I have a personal history in it as part of my former role (Cisco) and was lucky to be a part of the Reliance Jio rollout. It was fantastic the way 4G network was thought of from scratch, changing the country's telecom market.
Now, lots of tech-based companies like Alibaba, Google and Microsoft are entering areas of your competency. What will happen in future?
There are B2B companies and B2C companies and we are definitely a B2B company. Our aim is to be successful in any business - energy producing business, food and beverage business, mining business. We want to be effective as possible in those businesses. We are working with Alibaba, Microsoft and we are also working with big cloud partners. We have partnered with Volkswagen. We believe in collaborations.
In the past, we have seen many game-changing companies coming up. For any manufacturing or services business, what could be the right direction to take? Should they combine all the technology or should they stay rooted to their competencies and build up on that? How should the future be, especially the jobs available?
There is no one answer for all the businesses. Right now, we are talking about digitalisation, connecting, collecting data and getting wisdom out of it. So, my take is, you have to rethink what you are doing in the world. Digitalisation gives you absolute information capability to understand what's going on. If you have it, you are ahead of the pack and if you don't, it will be very difficult to compete.

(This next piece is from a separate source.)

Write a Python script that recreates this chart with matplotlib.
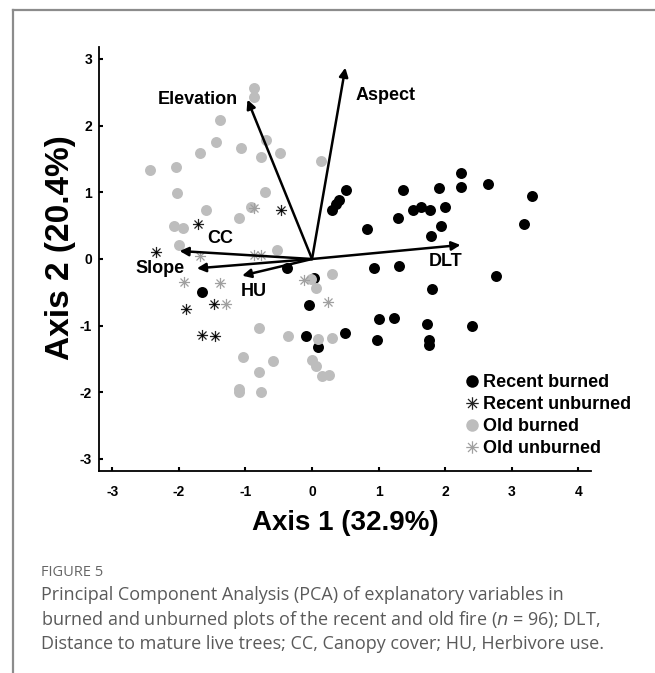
import matplotlib
matplotlib.use("Agg")
import matplotlib.pyplot as plt
from matplotlib.path import Path
from matplotlib.lines import Line2D

# ---------------- data ----------------
recent_burned_x = [0.51, 0.40, 0.36, 0.30, 1.36, 0.83, 1.29, 1.52, 1.64, 1.77, 1.90, 1.99, 1.94, 1.79,
                   2.24, 2.23, 2.64, 3.30, 3.19, 0.03, -0.04, 0.93, 1.30, 1.80, 2.76, 1.00, 1.23, 1.73,
                   2.41, 0.97, 1.75, 1.75, -0.09, 0.49, 0.09, -0.37, -1.66]
recent_burned_y = [1.03, 0.89, 0.82, 0.74, 1.04, 0.45, 0.61, 0.73, 0.78, 0.74, 1.06, 0.78, 0.50, 0.34,
                   1.29, 1.08, 1.13, 0.95, 0.53, -0.29, -0.69, -0.14, -0.11, -0.45, -0.26, -0.90, -0.89,
                   -0.97, -1.01, -1.22, -1.21, -1.29, -1.16, -1.11, -1.32, -0.13, -0.50]

recent_unburned_x = [-2.34, -1.71, -0.46, -1.89, -1.47, -1.65, -1.46]
recent_unburned_y = [0.11, 0.52, 0.73, -0.75, -0.68, -1.14, -1.16]

old_burned_x = [-0.87, -0.87, -1.38, -1.44, -1.68, -1.06, -0.69, -0.77, -0.48, -2.44, -2.04, 0.14,
                -2.03, -0.71, -1.60, -0.91, -1.09, -2.07, -1.94, -2.00, -0.52, 0.30, -0.02, 0.06,
                0.09, 0.30, -0.79, -0.36, -1.04, -0.58, -0.80, -1.09, -1.09, -0.76, 0.00, 0.06, 0.15, 0.25]
old_burned_y = [2.56, 2.43, 2.08, 1.76, 1.59, 1.67, 1.78, 1.53, 1.59, 1.34, 1.38, 1.47, 0.99, 1.00,
                0.74, 0.78, 0.62, 0.49, 0.47, 0.21, 0.13, -0.23, -0.30, -0.43, -1.20, -1.18, -1.03,
                -1.15, -1.47, -1.53, -1.70, -1.95, -1.99, -1.99, -1.51, -1.61, -1.76, -1.74]

old_unburned_x = [-1.68, -1.93, -1.39, -1.29, -0.87, -0.77, -0.12, 0.24, -0.87]
old_unburned_y = [0.04, -0.34, -0.36, -0.68, 0.06, 0.06, -0.31, -0.65, 0.77]

vector_names = ["Elevation", "Aspect", "DLT", "CC", "Slope", "HU"]
vector_x = [-0.97, 0.50, 2.23, -1.99, -1.73, -1.05]
vector_y = [2.39, 2.87, 0.21, 0.12, -0.14, -0.25]
label_x = [-1.12, 0.65, 2.00, -1.38, -2.28, -0.87]
label_y = [2.40, 2.45, -0.04, 0.31, -0.14, -0.49]
label_ha = ["right", "left", "center", "center", "center", "center"]

legend_labels = ["Recent burned", "Recent unburned", "Old burned", "Old unburned"]
x_ticks = [-3, -2, -1, 0, 1, 2, 3, 4]
y_ticks = [-3, -2, -1, 0, 1, 2, 3]
x_label = "Axis 1 (32.9%)"
y_label = "Axis 2 (20.4%)"
caption_title = "FIGURE 5"
caption_text = ("Principal Component Analysis (PCA) of explanatory variables in\n"
                "burned and unburned plots of the recent and old fire ($\\it{n}$ = 96); DLT,\n"
                "Distance to mature live trees; CC, Canopy cover; HU, Herbivore use.")

# ---------------- style ----------------
FONT = ["Liberation Sans", "DejaVu Sans"]
plt.rcParams["font.family"] = FONT

star = Path([(-1, 0), (1, 0), (0, -1), (0, 1), (-0.72, -0.72), (0.72, 0.72), (-0.72, 0.72), (0.72, -0.72)],
            [Path.MOVETO, Path.LINETO] * 4)

fig = plt.figure(figsize=(6.55, 6.73), dpi=100)
ax = fig.add_axes([99 / 655, 1 - 471 / 673, 492 / 655, 424 / 673])

ax.plot(recent_burned_x, recent_burned_y, "o", color="black", ms=7.9, mew=0, zorder=3)
ax.plot(old_burned_x, old_burned_y, "o", color="#bdbdbd", ms=7.9, mew=0, zorder=3)
ax.plot(recent_unburned_x, recent_unburned_y, ls="none", marker=star, color="#222222", ms=8, mew=0.9, zorder=4)
ax.plot(recent_unburned_x, recent_unburned_y, "o", color="black", ms=1.8, mew=0, zorder=4)
ax.plot(old_unburned_x, old_unburned_y, ls="none", marker=star, color="#a0a0a0", ms=8, mew=0.9, zorder=4)

for name, vx, vy, lx, ly, ha in zip(vector_names, vector_x, vector_y, label_x, label_y, label_ha):
    ax.annotate("", xy=(vx, vy), xytext=(0, 0),
                arrowprops=dict(arrowstyle="-|>", color="black", lw=1.8, mutation_scale=13,
                                shrinkA=0, shrinkB=0), zorder=5)
    ax.text(lx, ly, name, ha=ha, va="center", fontsize=13, fontweight="bold", zorder=6)

ax.set_xlim(-3.2, 4.19)
ax.set_ylim(-3.18, 3.18)
ax.set_xticks(x_ticks)
ax.set_yticks(y_ticks)
ax.set_xticklabels([str(t) for t in x_ticks])
ax.set_yticklabels([str(t) for t in y_ticks])
ax.tick_params(direction="in", length=3, width=1.5, labelsize=10)
ax.tick_params(axis="x", pad=10)
ax.tick_params(axis="y", pad=5)
for lab in ax.get_xticklabels() + ax.get_yticklabels():
    lab.set_fontweight("bold")
for s in ["top", "right"]:
    ax.spines[s].set_visible(False)
for s in ["left", "bottom"]:
    ax.spines[s].set_linewidth(1.3)

ax.set_xlabel(x_label, fontsize=20, fontweight="bold", labelpad=8)
ax.set_ylabel(y_label, fontsize=24, fontweight="bold")
ax.yaxis.set_label_coords(-0.047, 0.526)

handles = [
    Line2D([], [], ls="none", marker="o", color="black", ms=9, mew=0),
    Line2D([], [], ls="none", marker=star, color="#222222", ms=9, mew=0.9),
    Line2D([], [], ls="none", marker="o", color="#bdbdbd", ms=9, mew=0),
    Line2D([], [], ls="none", marker=star, color="#a0a0a0", ms=9, mew=0.9),
]
leg = ax.legend(handles, legend_labels, loc="upper left", bbox_to_anchor=(0.745, 0.228),
                frameon=False, handlelength=0.7, handletextpad=0.25, labelspacing=0.27,
                borderpad=0, borderaxespad=0, prop=dict(family=FONT, weight="bold", size=13))

# frame of the figure panel
fig.add_artist(Line2D([13 / 655, 1.0], [1 - 10 / 673, 1 - 10 / 673], color="#8c8c8c", lw=1.6))
fig.add_artist(Line2D([13 / 655, 13 / 655], [0, 1 - 10 / 673], color="#8c8c8c", lw=1.6))

# caption
fig.text(41 / 655, 1 - 572 / 673, caption_title, fontsize=10.5, color="#666666",
         family=["Open Sans", "DejaVu Sans"], va="center", ha="left")
fig.text(41 / 655, 1 - 586 / 673, caption_text, fontsize=13, color="#5a5a5a",
         family=["Open Sans", "DejaVu Sans"], va="top", ha="left", linespacing=1.3)

fig.savefig("out.png", dpi=100)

Ten years ago, there were no app developers, there were no Uber drivers. There are a lot of jobs today that didn't exist then. I cannot tell my kids what kind of jobs they will have in 30 years from now because the jobs will definitely change. What is important is that you build a system that enables continuous learning. Siemens spends heavily on its workforce, completely making them adaptable. I often joke that Siemens is the oldest German start-up created 170 years ago by an entrepreneur in a backyard because then we did not have garages and cars! Apart from the huge investments we are making for the change, we are also working with small and medium companies, with universities and start-ups.